-- start --

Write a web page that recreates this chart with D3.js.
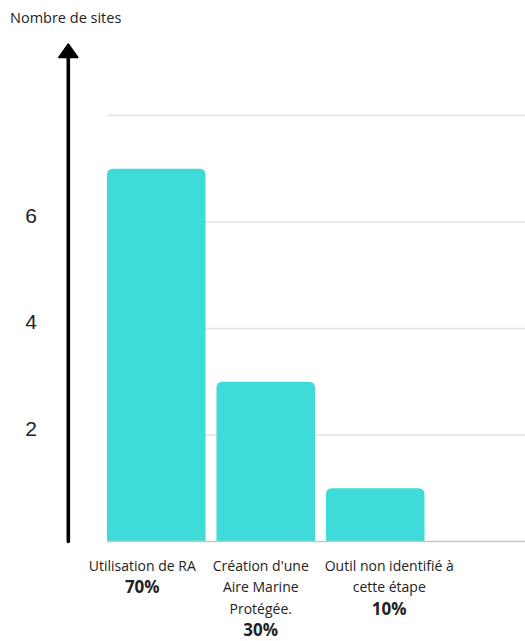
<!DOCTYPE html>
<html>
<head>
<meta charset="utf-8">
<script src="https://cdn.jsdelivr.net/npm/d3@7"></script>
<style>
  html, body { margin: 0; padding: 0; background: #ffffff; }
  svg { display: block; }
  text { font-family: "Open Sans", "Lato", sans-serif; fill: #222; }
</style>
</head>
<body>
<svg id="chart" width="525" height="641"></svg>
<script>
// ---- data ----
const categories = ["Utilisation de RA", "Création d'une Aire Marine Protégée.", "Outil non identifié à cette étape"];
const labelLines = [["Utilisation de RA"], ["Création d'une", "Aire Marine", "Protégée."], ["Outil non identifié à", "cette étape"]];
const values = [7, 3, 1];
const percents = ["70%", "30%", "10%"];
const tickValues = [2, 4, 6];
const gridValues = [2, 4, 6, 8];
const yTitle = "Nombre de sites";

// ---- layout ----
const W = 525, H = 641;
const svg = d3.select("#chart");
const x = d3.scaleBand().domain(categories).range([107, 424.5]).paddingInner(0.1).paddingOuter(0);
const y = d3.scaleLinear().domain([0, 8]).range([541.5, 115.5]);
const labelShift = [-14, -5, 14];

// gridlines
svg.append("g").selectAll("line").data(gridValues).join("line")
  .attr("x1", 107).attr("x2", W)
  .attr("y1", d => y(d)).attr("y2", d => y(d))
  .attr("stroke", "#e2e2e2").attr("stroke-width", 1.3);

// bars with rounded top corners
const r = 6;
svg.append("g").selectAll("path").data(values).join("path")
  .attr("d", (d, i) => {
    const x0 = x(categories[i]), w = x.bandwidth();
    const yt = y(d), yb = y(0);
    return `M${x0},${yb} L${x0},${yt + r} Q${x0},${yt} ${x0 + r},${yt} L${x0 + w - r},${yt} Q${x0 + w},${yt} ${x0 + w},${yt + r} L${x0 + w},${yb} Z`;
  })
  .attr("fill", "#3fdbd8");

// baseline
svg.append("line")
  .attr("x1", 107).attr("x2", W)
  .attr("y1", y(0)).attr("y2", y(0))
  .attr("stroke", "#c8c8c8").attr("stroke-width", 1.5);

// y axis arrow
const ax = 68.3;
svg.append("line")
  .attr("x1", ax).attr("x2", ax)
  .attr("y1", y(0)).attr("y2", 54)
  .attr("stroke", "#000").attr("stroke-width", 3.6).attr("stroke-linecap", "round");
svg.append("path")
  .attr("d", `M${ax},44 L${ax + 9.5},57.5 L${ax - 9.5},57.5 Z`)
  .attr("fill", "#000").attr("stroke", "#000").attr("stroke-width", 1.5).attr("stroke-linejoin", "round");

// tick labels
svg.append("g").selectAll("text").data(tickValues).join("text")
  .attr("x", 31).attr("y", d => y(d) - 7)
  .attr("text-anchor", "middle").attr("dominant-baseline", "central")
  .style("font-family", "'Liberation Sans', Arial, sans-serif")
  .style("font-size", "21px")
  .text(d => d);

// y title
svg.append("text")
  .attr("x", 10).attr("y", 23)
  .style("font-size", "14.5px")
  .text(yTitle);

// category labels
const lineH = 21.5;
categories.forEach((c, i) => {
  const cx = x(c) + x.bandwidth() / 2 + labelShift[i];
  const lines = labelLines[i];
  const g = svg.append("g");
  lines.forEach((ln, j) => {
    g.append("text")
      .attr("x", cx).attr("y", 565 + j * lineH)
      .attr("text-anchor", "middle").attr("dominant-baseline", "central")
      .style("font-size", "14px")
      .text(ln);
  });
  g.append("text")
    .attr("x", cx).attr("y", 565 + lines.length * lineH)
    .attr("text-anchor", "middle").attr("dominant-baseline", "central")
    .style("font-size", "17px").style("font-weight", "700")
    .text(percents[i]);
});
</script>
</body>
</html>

-- end --

> _Exercise description_:
Transcribe all of the material exactly, leaving out whatever pictures it contains.

> _Response below_:
Write a web page that recreates this chart with D3.js.
<!DOCTYPE html>
<html>
<head>
<meta charset="utf-8">
<script src="https://cdn.jsdelivr.net/npm/d3@7"></script>
<style>
  html, body { margin: 0; padding: 0; background: #ffffff; }
  svg { display: block; }
  text { font-family: "Open Sans", "Lato", sans-serif; fill: #222; }
</style>
</head>
<body>
<svg id="chart" width="525" height="641"></svg>
<script>
// ---- data ----
const categories = ["Utilisation de RA", "Création d'une Aire Marine Protégée.", "Outil non identifié à cette étape"];
const labelLines = [["Utilisation de RA"], ["Création d'une", "Aire Marine", "Protégée."], ["Outil non identifié à", "cette étape"]];
const values = [7, 3, 1];
const percents = ["70%", "30%", "10%"];
const tickValues = [2, 4, 6];
const gridValues = [2, 4, 6, 8];
const yTitle = "Nombre de sites";

// ---- layout ----
const W = 525, H = 641;
const svg = d3.select("#chart");
const x = d3.scaleBand().domain(categories).range([107, 424.5]).paddingInner(0.1).paddingOuter(0);
const y = d3.scaleLinear().domain([0, 8]).range([541.5, 115.5]);
const labelShift = [-14, -5, 14];

// gridlines
svg.append("g").selectAll("line").data(gridValues).join("line")
  .attr("x1", 107).attr("x2", W)
  .attr("y1", d => y(d)).attr("y2", d => y(d))
  .attr("stroke", "#e2e2e2").attr("stroke-width", 1.3);

// bars with rounded top corners
const r = 6;
svg.append("g").selectAll("path").data(values).join("path")
  .attr("d", (d, i) => {
    const x0 = x(categories[i]), w = x.bandwidth();
    const yt = y(d), yb = y(0);
    return `M${x0},${yb} L${x0},${yt + r} Q${x0},${yt} ${x0 + r},${yt} L${x0 + w - r},${yt} Q${x0 + w},${yt} ${x0 + w},${yt + r} L${x0 + w},${yb} Z`;
  })
  .attr("fill", "#3fdbd8");

// baseline
svg.append("line")
  .attr("x1", 107).attr("x2", W)
  .attr("y1", y(0)).attr("y2", y(0))
  .attr("stroke", "#c8c8c8").attr("stroke-width", 1.5);

// y axis arrow
const ax = 68.3;
svg.append("line")
  .attr("x1", ax).attr("x2", ax)
  .attr("y1", y(0)).attr("y2", 54)
  .attr("stroke", "#000").attr("stroke-width", 3.6).attr("stroke-linecap", "round");
svg.append("path")
  .attr("d", `M${ax},44 L${ax + 9.5},57.5 L${ax - 9.5},57.5 Z`)
  .attr("fill", "#000").attr("stroke", "#000").attr("stroke-width", 1.5).attr("stroke-linejoin", "round");

// tick labels
svg.append("g").selectAll("text").data(tickValues).join("text")
  .attr("x", 31).attr("y", d => y(d) - 7)
  .attr("text-anchor", "middle").attr("dominant-baseline", "central")
  .style("font-family", "'Liberation Sans', Arial, sans-serif")
  .style("font-size", "21px")
  .text(d => d);

// y title
svg.append("text")
  .attr("x", 10).attr("y", 23)
  .style("font-size", "14.5px")
  .text(yTitle);

// category labels
const lineH = 21.5;
categories.forEach((c, i) => {
  const cx = x(c) + x.bandwidth() / 2 + labelShift[i];
  const lines = labelLines[i];
  const g = svg.append("g");
  lines.forEach((ln, j) => {
    g.append("text")
      .attr("x", cx).attr("y", 565 + j * lineH)
      .attr("text-anchor", "middle").attr("dominant-baseline", "central")
      .style("font-size", "14px")
      .text(ln);
  });
  g.append("text")
    .attr("x", cx).attr("y", 565 + lines.length * lineH)
    .attr("text-anchor", "middle").attr("dominant-baseline", "central")
    .style("font-size", "17px").style("font-weight", "700")
    .text(percents[i]);
});
</script>
</body>
</html>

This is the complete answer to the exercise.